El Paseo Narváez es hermoso. Sus contrastes y sus esculturas narran la historia de muchas Cubas. De un lado, las luces y los adornos de bares y restaurantes. Del otro lado, la madera virgen de las casitas humildes. El río San Juan, por el medio, acentúa el contraste.
Un pescador amarra su bote del otro lado, después de un día de tenerle paciencia a la buena suerte. De este lado, entran unos yumas a tomar piña colada en un bar bohemio. El río está turbio, pero está vivo. Si te fijas bien, puedes ver los peces nadando entre las algas verdes y alguna que otra lata de refresco que brilla desde el fondo.
La gente común, por lo general, les da la espalda a las luces de los bares y se sienta a mirar al río. Con los ojos buscan algo allá, entre la madera oscura de las viejas casas. Otras luces, tal vez.
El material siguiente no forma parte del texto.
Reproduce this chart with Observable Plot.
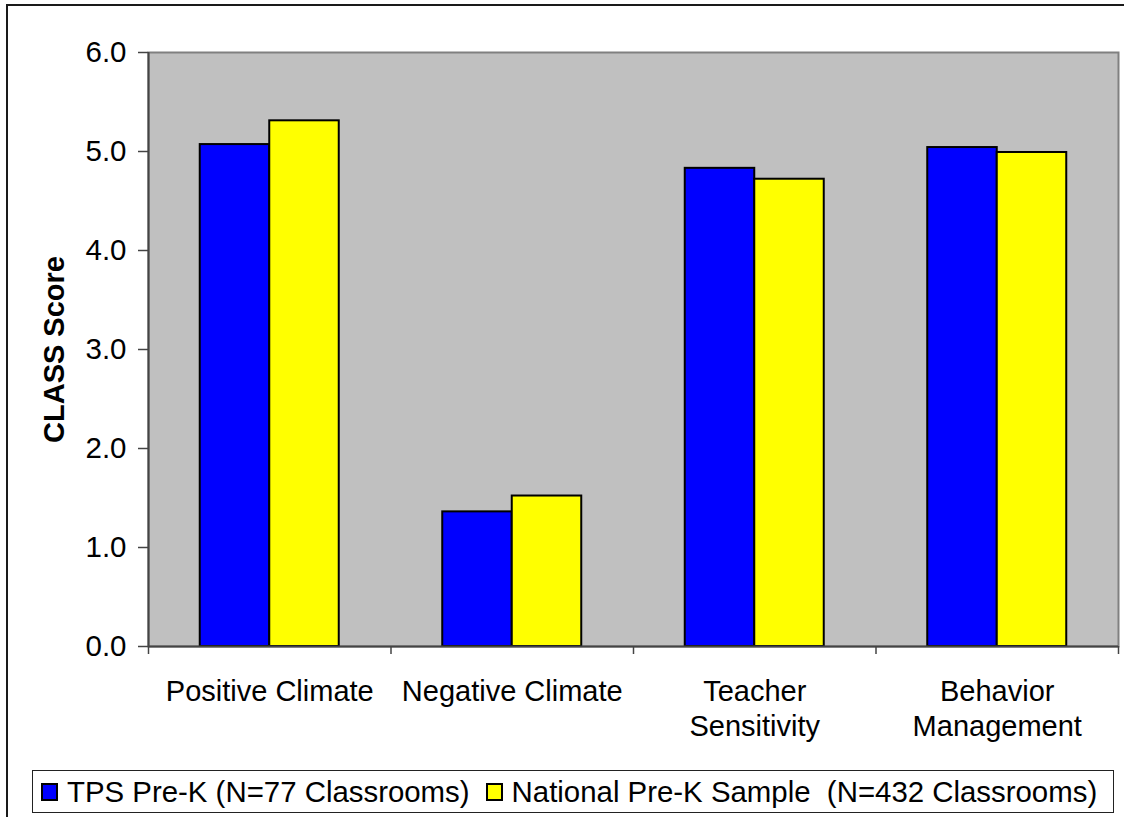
<!DOCTYPE html>
<html>
<head>
<meta charset="utf-8">
<script src="https://cdn.jsdelivr.net/npm/d3@7"></script>
<script src="https://cdn.jsdelivr.net/npm/@observablehq/plot@0.6"></script>
<style>
html, body { margin: 0; padding: 0; background: #fff; overflow: hidden; }
#wrap { position: relative; width: 1124px; height: 817px; font-family: "Liberation Sans", Arial, sans-serif; }
#chart { position: absolute; left: 0; top: 0; }
#border { position: absolute; left: 6px; top: 4px; width: 1200px; height: 900px; border-left: 2px solid #1a1a1a; border-top: 2px solid #1a1a1a; pointer-events: none; }
#legend { position: absolute; left: 32px; top: 770px; width: 1082px; height: 43px; box-sizing: border-box; border: 1.5px solid #222; background: #fff; display: flex; align-items: center; font-size: 29.4px; white-space: pre; color: #000; }
#legend .sw { width: 17px; height: 18px; box-sizing: border-box; border: 2.5px solid #000; display: inline-block; flex: none; }
</style>
</head>
<body>
<div id="wrap">
  <div id="chart"></div>
  <div id="legend"></div>
  <div id="border"></div>
</div>
<script>
// ---- data ----
const categories = ["Positive Climate", "Negative Climate", "Teacher Sensitivity", "Behavior Management"];
const tickLabels = ["Positive Climate", "Negative Climate", "Teacher\nSensitivity", "Behavior\nManagement"];
const seriesNames = ["TPS Pre-K (N=77 Classrooms)", "National Pre-K Sample  (N=432 Classrooms)"];
const seriesColors = ["#0000ff", "#ffff00"];
const tps = [5.07, 1.36, 4.83, 5.04];
const national = [5.31, 1.52, 4.72, 4.99];
const yTicks = [0, 1, 2, 3, 4, 5, 6];
const yLabel = "CLASS Score";

// ---- table ----
const rows = categories.flatMap((c, i) => [
  {category: c, index: i, slot: 0, series: seriesNames[0], value: tps[i]},
  {category: c, index: i, slot: 1, series: seriesNames[1], value: national[i]}
]);
const barWidth = 0.2866; // width of each bar, in category units
const font = '"Liberation Sans", Arial, sans-serif';

const chart = Plot.plot({
  width: 1124,
  height: 760,
  marginLeft: 148,
  marginRight: 6,
  marginTop: 52,
  marginBottom: 114,
  style: {fontFamily: font, fontSize: "29px", color: "#000", background: "transparent", overflow: "visible"},
  x: {domain: [0, categories.length]},
  y: {domain: [0, 6]},
  color: {domain: seriesNames, range: seriesColors},
  marks: [
    Plot.frame({fill: "#c0c0c0", stroke: "#808080", strokeWidth: 2}),
    Plot.rectY(rows, {
      x1: d => d.index + 0.5 + (d.slot - 1) * barWidth,
      x2: d => d.index + 0.5 + d.slot * barWidth,
      y1: 0,
      y2: "value",
      fill: "series",
      stroke: "#000",
      strokeWidth: 2
    }),
    Plot.ruleX([0], {stroke: "#444", strokeWidth: 2}),
    Plot.ruleY([0], {stroke: "#444", strokeWidth: 2}),
    Plot.axisY({ticks: yTicks, tickFormat: d3.format(".1f"), tickSize: 10, tickPadding: 12, stroke: "#444", strokeWidth: 1.5, fontSize: 29.5, label: null}),
    Plot.axisX({ticks: d3.range(categories.length + 1), tickFormat: () => "", tickSize: 8, stroke: "#444", strokeWidth: 1.5, label: null}),
    Plot.text(categories, {x: (d, i) => i + 0.5, y: 0, text: (d, i) => tickLabels[i], lineAnchor: "top", dy: 29, fontSize: 29, lineHeight: 1.22, fill: "#000"}),
    Plot.text([yLabel], {text: d => d, frameAnchor: "left", textAnchor: "middle", rotate: -90, dx: -94, fontWeight: "bold", fontSize: 29, fill: "#000"})
  ]
});
document.getElementById("chart").appendChild(chart);

// ---- legend ----
const legend = document.getElementById("legend");
seriesNames.forEach((name, i) => {
  const sw = document.createElement("span");
  sw.className = "sw";
  sw.style.background = seriesColors[i];
  sw.style.marginLeft = i === 0 ? "8px" : "16px";
  legend.appendChild(sw);
  const t = document.createElement("span");
  t.textContent = name;
  t.style.marginLeft = "9px";
  legend.appendChild(t);
});
</script>
</body>
</html>
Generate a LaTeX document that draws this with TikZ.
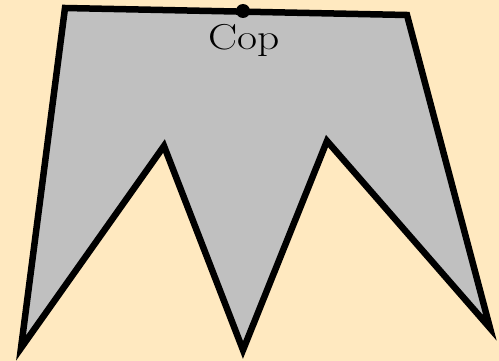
\documentclass[tikz,border=0pt]{standalone}
\usepackage{fontspec}
\usepackage{graphicx}
\definecolor{bg}{RGB}{255,233,192}
\definecolor{fillgray}{RGB}{192,192,192}
\newcommand{\bigfont}{\fontsize{36pt}{43pt}\selectfont}
\begin{document}
\begin{tikzpicture}[x=1pt,y=-1pt,
  polystyle/.style={draw=black,fill=fillgray,line width=6.5pt,line join=miter,miter limit=20},
  dotstyle/.style={circle,fill=black,inner sep=0pt,minimum size=14pt},
  lbl/.style={anchor=base,inner sep=0pt}]
\fill[bg] (0,0) rectangle (499,361);
\useasboundingbox (0,0) rectangle (499,361);
\coordinate (A) at (65,8);
\coordinate (B) at (407,15);
\coordinate (C) at (490,328);
\coordinate (D) at (327,141);
\coordinate (E) at (243,350);
\coordinate (F) at (164,146);
\coordinate (G) at (21,348);
\draw[polystyle] (A) -- (B) -- (C) -- (D) -- (E) -- (F) -- (G) -- cycle;
\node[dotstyle] (cop) at (243,11) {};
\node[lbl] (coplabel) at (244,50) {\scalebox{1.21}[1]{\bigfont Cop}};
\end{tikzpicture}
\end{document}
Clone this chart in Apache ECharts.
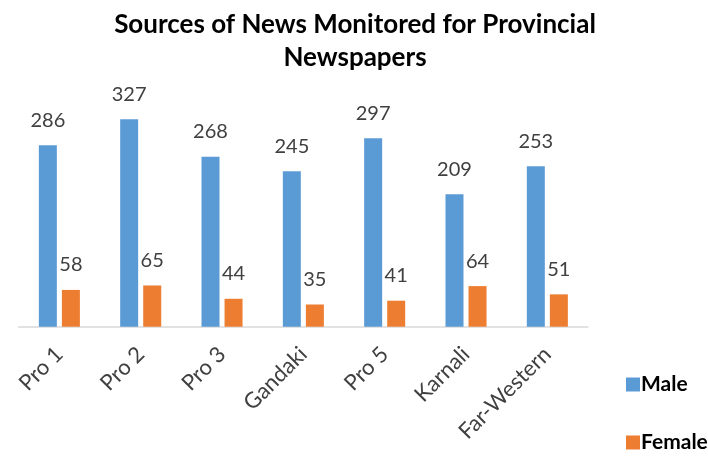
<!DOCTYPE html>
<html>
<head>
<meta charset="utf-8">
<script src="https://cdn.jsdelivr.net/npm/echarts@6/dist/echarts.min.js"></script>
<style>
html,body{margin:0;padding:0;background:#fff;}
#c{width:708px;height:462px;}
</style>
</head>
<body>
<div id="c"></div>
<script>
var categories = ['Pro 1', 'Pro 2', 'Pro 3', 'Gandaki', 'Pro 5', 'Karnali', 'Far-Western'];
var maleValues = [286, 327, 268, 245, 297, 209, 253];
var femaleValues = [58, 65, 44, 35, 41, 64, 51];
var seriesNames = ['Male', 'Female'];
var titleText = 'Sources of News Monitored for Provincial\nNewspapers';

var chart = echarts.init(document.getElementById('c'));
var labelStyle = {
  show: true,
  position: 'top',
  distance: 15,
  color: '#404040',
  fontFamily: 'Lato',
  fontSize: 20
};
chart.setOption({
  animation: false,
  title: {
    text: titleText,
    left: 350,
    textAlign: 'center',
    top: 3,
    textStyle: {
      fontFamily: 'Lato',
      fontWeight: 'bold',
      fontSize: 26,
      lineHeight: 33,
      color: '#000'
    }
  },
  legend: {
    orient: 'vertical',
    left: 621,
    top: 369,
    height: 100,
    itemWidth: 14,
    itemHeight: 14,
    itemGap: 37,
    icon: 'rect',
    textStyle: {
      fontFamily: 'Lato',
      fontWeight: 'bold',
      fontSize: 21,
      color: '#000',
      padding: [0, 0, 0, -4]
    },
    data: seriesNames
  },
  grid: {
    left: 18.7,
    right: 120,
    top: 73,
    bottom: 135.3,
    containLabel: false
  },
  xAxis: {
    type: 'category',
    data: categories,
    axisLine: { lineStyle: { color: '#D9D9D9', width: 1.5 } },
    axisTick: { show: false },
    axisLabel: {
      rotate: 45,
      interval: 0,
      margin: 24,
      color: '#404040',
      fontFamily: 'Lato',
      fontSize: 22
    }
  },
  yAxis: {
    type: 'value',
    min: 0,
    max: 400,
    show: false,
    splitLine: { show: false }
  },
  series: [
    {
      name: seriesNames[0],
      type: 'bar',
      data: maleValues,
      barWidth: 18,
      barGap: '28%',
      itemStyle: { color: '#5B9BD5' },
      label: labelStyle
    },
    {
      name: seriesNames[1],
      type: 'bar',
      data: femaleValues,
      barWidth: 18,
      itemStyle: { color: '#ED7D31' },
      label: labelStyle
    }
  ]
});
</script>
</body>
</html>
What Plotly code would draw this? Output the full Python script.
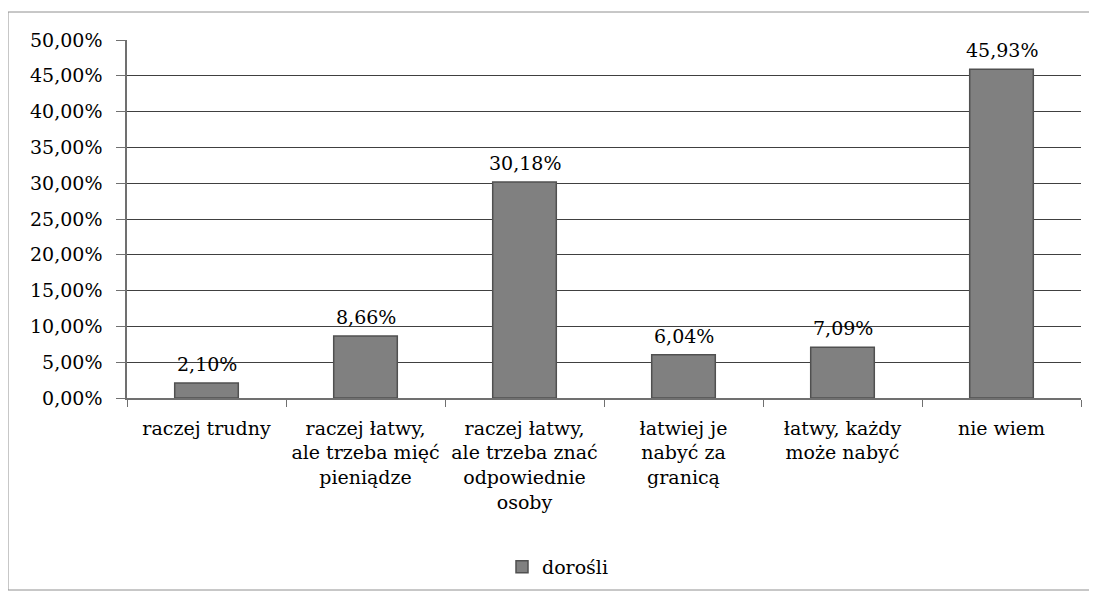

Hay solitarios, parejas, grupos, todos discretos, como para seguirle la rima a una tarde de domingo.
No hubo atardecer hermoso aquella vez. El sol se puso, sin que nos diéramos cuenta y sin teñir de rojizo la tarde verde azul grisácea. Al regresar al parque, casi no se veía nada, solo se escuchaba el cuchicheo de los cientos de zanates desde los árboles. Algunos transeúntes esquivan las ramas, por una cuestión sanitaria. Pero siempre hay un loco que atraviesa el parque con la frente en alto, queriendo que un pájaro le cague la cabeza para empezar el lunes con toda la suerte del mundo.